Plotting code records
---

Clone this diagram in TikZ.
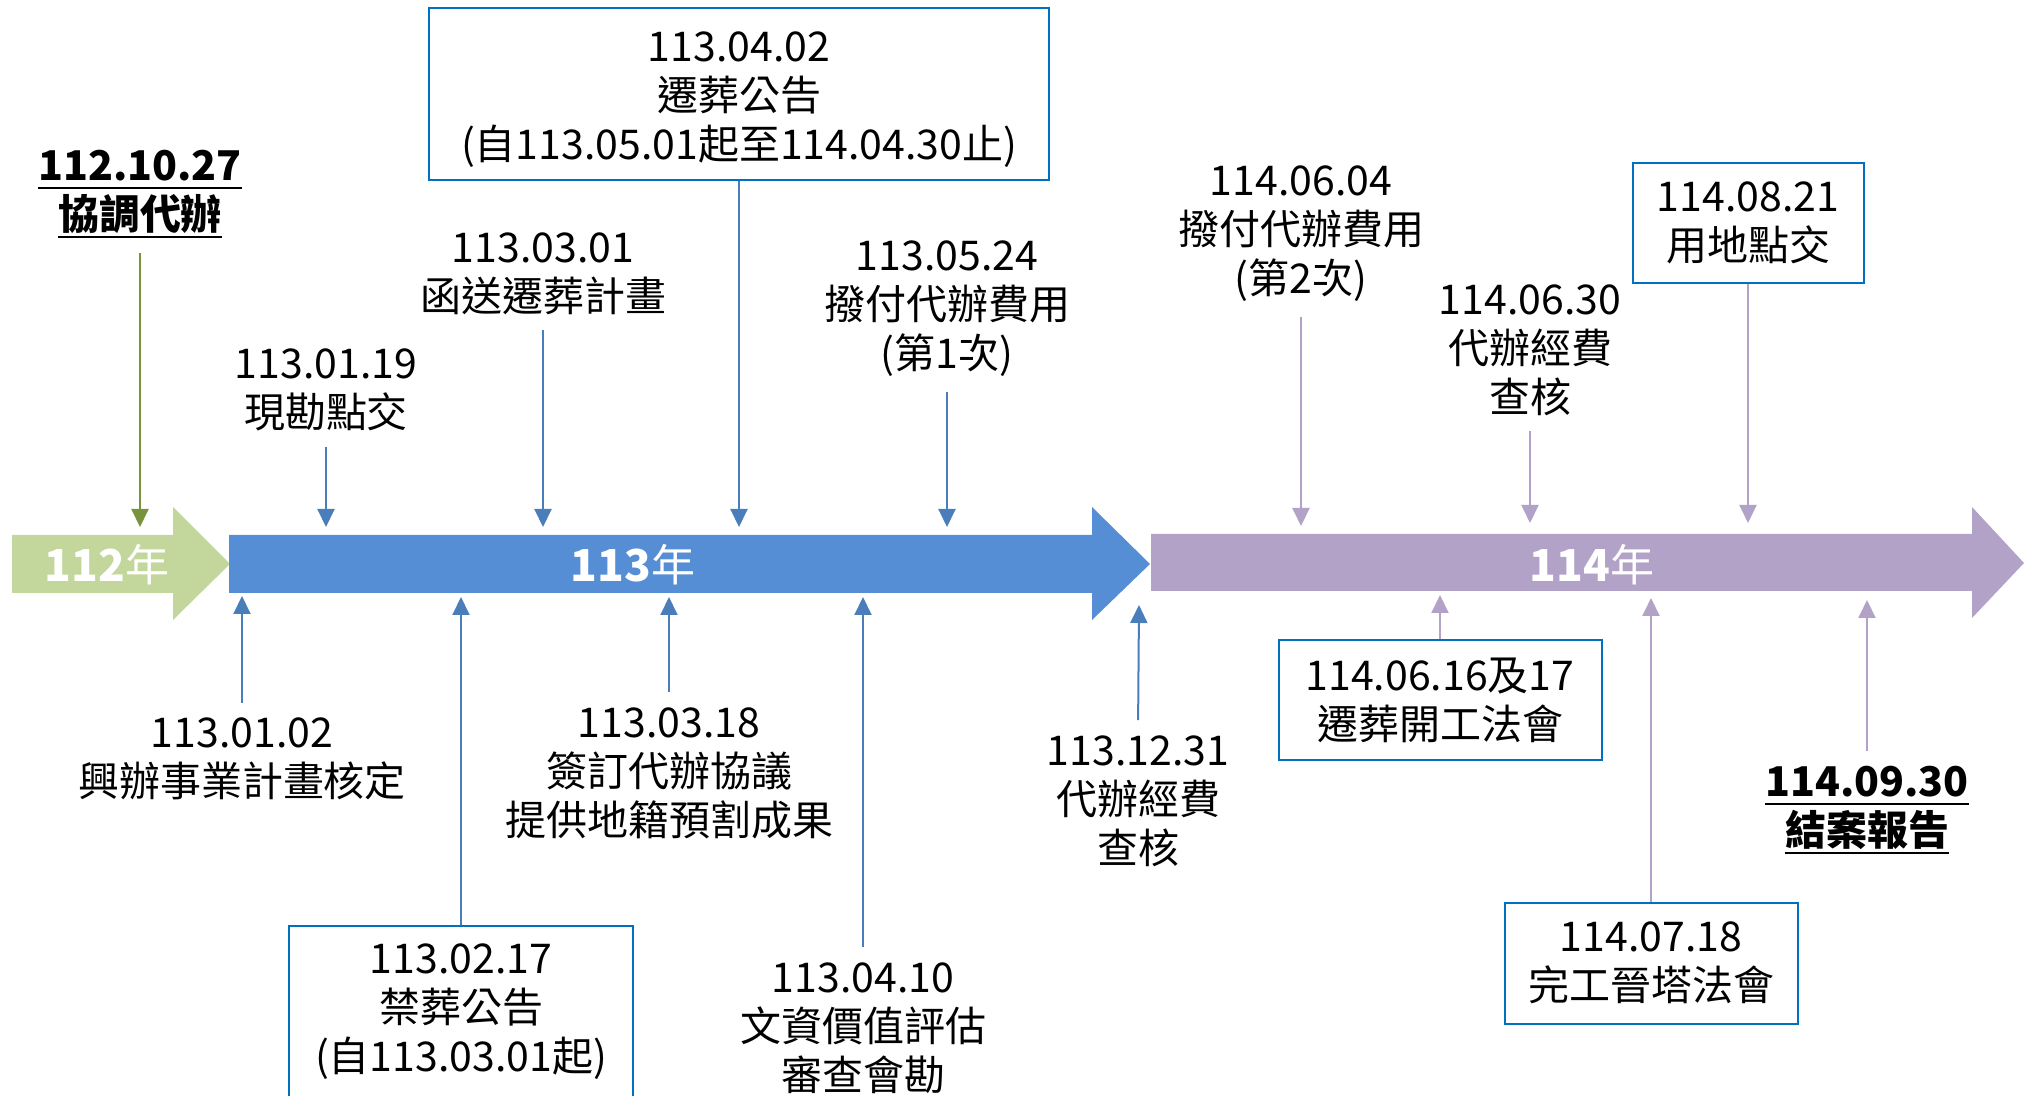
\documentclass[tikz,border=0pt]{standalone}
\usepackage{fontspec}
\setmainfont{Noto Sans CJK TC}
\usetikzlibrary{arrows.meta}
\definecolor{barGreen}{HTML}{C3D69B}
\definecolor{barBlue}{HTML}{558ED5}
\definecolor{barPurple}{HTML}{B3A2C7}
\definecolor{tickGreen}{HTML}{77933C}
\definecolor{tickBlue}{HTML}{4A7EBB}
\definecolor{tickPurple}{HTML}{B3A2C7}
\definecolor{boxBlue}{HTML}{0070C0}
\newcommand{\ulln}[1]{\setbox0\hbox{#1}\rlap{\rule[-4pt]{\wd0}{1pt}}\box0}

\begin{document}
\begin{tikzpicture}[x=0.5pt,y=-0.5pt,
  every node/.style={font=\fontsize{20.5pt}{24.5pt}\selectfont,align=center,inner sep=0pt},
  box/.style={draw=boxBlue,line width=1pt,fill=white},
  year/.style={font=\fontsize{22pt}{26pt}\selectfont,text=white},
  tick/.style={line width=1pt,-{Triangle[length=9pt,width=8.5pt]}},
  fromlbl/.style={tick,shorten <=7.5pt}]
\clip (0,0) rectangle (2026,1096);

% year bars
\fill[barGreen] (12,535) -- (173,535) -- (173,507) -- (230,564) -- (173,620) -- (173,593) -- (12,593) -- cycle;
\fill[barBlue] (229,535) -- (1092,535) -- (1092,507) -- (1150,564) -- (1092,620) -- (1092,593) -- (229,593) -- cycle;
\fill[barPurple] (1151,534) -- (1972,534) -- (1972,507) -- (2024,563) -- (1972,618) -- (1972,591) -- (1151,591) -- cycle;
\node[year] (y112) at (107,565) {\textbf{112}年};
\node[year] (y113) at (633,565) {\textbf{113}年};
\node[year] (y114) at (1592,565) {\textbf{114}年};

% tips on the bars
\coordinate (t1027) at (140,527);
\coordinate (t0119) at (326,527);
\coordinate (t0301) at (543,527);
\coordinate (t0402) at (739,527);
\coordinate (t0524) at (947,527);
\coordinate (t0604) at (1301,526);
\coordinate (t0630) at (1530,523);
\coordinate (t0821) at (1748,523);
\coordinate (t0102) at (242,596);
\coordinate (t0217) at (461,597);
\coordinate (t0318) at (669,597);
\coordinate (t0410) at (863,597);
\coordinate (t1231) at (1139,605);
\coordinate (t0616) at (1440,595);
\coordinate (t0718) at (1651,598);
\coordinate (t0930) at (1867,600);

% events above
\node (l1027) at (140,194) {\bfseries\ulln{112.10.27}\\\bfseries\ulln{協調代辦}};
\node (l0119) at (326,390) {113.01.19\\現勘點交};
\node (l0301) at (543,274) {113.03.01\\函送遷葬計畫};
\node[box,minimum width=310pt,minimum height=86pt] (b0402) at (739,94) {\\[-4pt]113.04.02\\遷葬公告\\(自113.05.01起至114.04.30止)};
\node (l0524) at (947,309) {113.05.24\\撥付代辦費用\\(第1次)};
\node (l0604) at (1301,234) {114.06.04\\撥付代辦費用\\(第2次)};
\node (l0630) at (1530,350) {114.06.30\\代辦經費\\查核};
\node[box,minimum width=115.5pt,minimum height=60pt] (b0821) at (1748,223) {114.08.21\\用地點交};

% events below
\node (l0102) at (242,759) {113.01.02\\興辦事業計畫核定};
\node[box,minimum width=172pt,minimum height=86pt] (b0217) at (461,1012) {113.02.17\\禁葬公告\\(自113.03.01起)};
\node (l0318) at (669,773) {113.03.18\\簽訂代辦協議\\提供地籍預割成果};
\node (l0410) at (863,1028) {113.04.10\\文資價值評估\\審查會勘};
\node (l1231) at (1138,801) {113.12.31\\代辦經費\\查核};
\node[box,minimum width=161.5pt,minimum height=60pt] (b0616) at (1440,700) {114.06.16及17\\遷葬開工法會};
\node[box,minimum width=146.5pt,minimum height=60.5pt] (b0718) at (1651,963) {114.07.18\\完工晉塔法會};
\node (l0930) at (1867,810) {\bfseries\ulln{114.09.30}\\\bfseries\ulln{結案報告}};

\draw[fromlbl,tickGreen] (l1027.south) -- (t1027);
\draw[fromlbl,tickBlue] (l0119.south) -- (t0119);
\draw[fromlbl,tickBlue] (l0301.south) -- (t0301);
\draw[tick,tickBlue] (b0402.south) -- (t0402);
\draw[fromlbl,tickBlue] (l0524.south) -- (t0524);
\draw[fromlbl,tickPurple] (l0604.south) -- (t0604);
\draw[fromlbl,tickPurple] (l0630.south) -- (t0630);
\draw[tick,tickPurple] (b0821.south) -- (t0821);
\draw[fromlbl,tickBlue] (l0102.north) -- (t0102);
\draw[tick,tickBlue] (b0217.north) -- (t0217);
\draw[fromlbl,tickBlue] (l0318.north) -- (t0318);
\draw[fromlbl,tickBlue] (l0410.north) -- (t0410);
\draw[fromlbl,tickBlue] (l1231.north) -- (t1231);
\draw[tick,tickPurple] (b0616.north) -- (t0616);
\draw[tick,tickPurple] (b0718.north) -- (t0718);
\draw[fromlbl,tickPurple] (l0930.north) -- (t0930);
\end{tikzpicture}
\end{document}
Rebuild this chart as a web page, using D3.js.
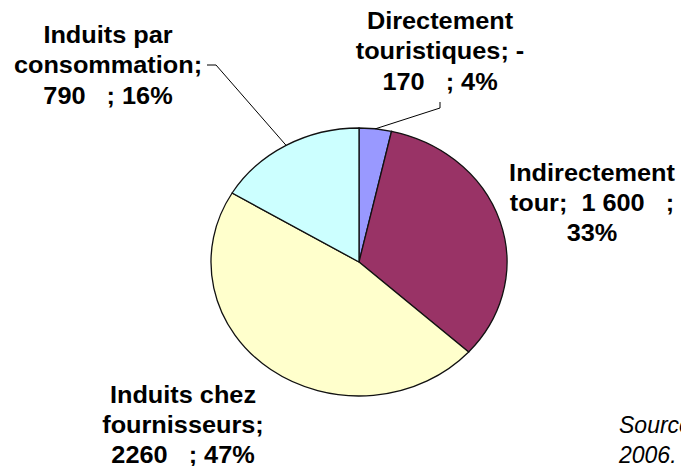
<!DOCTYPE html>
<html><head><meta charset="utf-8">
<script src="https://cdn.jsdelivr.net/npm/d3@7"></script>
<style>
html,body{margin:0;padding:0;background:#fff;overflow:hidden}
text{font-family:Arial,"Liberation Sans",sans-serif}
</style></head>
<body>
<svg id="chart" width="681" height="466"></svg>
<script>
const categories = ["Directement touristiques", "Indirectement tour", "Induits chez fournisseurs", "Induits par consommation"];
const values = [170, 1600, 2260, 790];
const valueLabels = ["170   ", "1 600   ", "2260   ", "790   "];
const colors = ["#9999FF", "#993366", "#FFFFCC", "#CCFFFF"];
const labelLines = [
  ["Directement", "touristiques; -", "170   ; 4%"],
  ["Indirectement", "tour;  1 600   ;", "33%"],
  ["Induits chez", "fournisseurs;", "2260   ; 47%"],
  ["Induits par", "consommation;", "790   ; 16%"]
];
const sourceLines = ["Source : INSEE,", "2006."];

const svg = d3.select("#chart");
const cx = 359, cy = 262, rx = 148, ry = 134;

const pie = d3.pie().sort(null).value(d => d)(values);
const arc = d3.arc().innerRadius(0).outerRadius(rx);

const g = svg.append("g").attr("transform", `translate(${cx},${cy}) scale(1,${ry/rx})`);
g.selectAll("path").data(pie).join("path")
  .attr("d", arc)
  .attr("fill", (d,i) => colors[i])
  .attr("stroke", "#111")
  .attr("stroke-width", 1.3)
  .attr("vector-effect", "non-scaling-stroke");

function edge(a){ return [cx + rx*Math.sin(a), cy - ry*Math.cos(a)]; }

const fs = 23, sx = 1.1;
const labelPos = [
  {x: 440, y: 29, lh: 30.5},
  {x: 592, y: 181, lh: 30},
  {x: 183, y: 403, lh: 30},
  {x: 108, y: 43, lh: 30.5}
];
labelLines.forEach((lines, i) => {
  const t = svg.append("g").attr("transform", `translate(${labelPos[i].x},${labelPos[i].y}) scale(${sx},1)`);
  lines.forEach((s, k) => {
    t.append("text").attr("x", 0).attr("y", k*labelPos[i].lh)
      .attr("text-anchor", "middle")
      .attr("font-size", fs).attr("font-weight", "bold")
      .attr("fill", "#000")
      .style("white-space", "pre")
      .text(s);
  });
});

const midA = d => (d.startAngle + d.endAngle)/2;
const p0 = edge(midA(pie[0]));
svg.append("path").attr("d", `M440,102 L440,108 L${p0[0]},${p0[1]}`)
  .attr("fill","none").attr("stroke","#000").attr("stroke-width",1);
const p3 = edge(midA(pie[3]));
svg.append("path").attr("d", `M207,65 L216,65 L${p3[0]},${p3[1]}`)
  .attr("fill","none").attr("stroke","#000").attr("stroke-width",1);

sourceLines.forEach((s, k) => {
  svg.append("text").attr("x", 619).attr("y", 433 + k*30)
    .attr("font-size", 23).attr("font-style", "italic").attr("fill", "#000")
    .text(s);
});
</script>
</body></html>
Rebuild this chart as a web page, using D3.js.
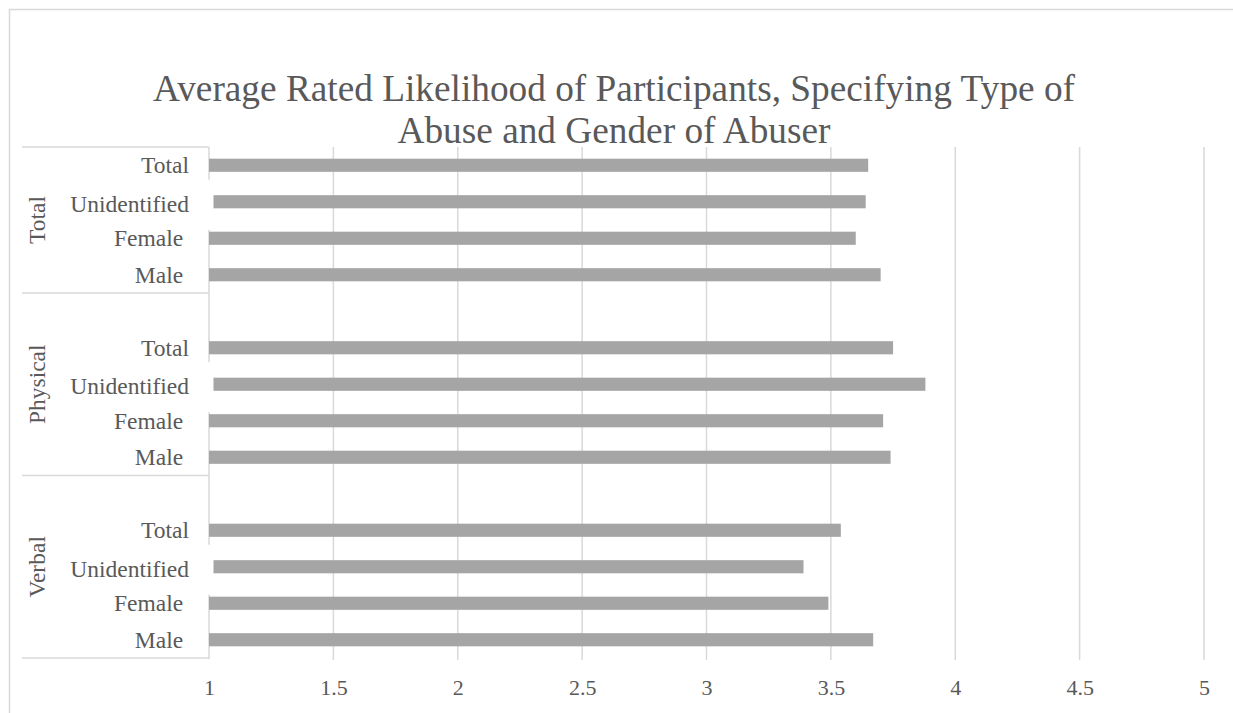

---

_The task_
Only lines with the word "chart" should be collected from the material.

_Finished answer_
Rebuild this chart as a web page, using D3.js.
<svg id="chart" width="681" height="466"></svg>
const svg = d3.select("#chart");
Rebuild this chart as a web page, using D3.js.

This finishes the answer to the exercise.